No. 160  NAI DFA 305/392

Letter from Joseph P. Walshe to Frederick H. Boland (Dublin)
(Most Secret)

HOLY SEE, 4 May 1950

My dear Secretary,
I really can add very little to your letter to the Department of the Taoiseach (17 April 1950).1

When Maffey rang me up I demurred at the idea of ringing up Mr. de Valera, at such an unseemly hour, unless the message was of the very first order of importance. M. replied that he had been instructed to deliver it immediately, so there was no way out of 'phoning' Mr. de V. immediately. The latter suspected, as I did, that it was an ultimatum of some kind, and on his instructions, I telephoned the Chief of Staff to take all necessary precautions against an advance across the border. It was a night of great alarms in the country, as you will remember, and the orders were not, I think, countermanded when the message was delivered. I think Mr. de V. phoned me the gist of the message after he had seen M. and I think I told the C. of Staff what it was, in order to reassure him.

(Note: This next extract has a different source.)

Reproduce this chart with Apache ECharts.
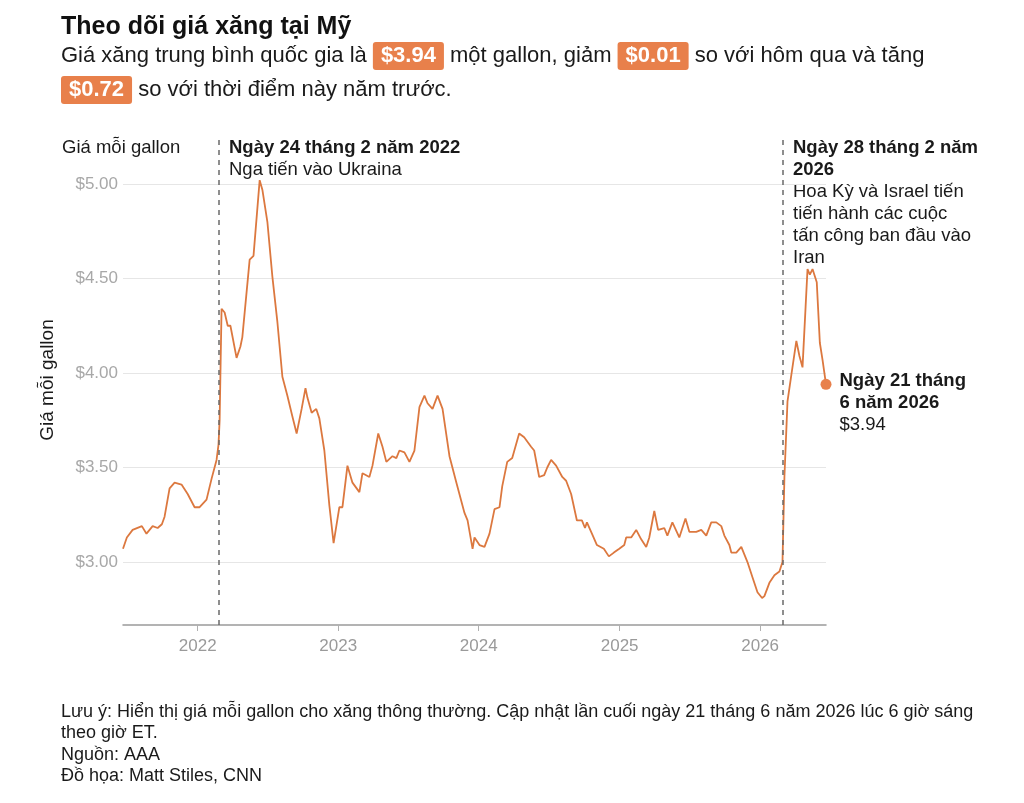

Our opinion was that Churchill had been imbibing heavily that night, after the news of Pearl Harbour had come over on the American Radio between 7.0 and 8.0 o'clock, and that his effusion flowed into the message.

Cranborne, whom I accompanied to Airport, went away disheartened, and I am quite certain that the burden of Mr. de V.'s reply was that any participation in the war was a matter exclusively for a United Ireland Parliament. I am afraid no note exists of the conversation since Mr. de V. never seemed to dictate interviews of a secret character. At any rate I never saw any note of the conversation.


I regret that my memory of the occasion is not clearer.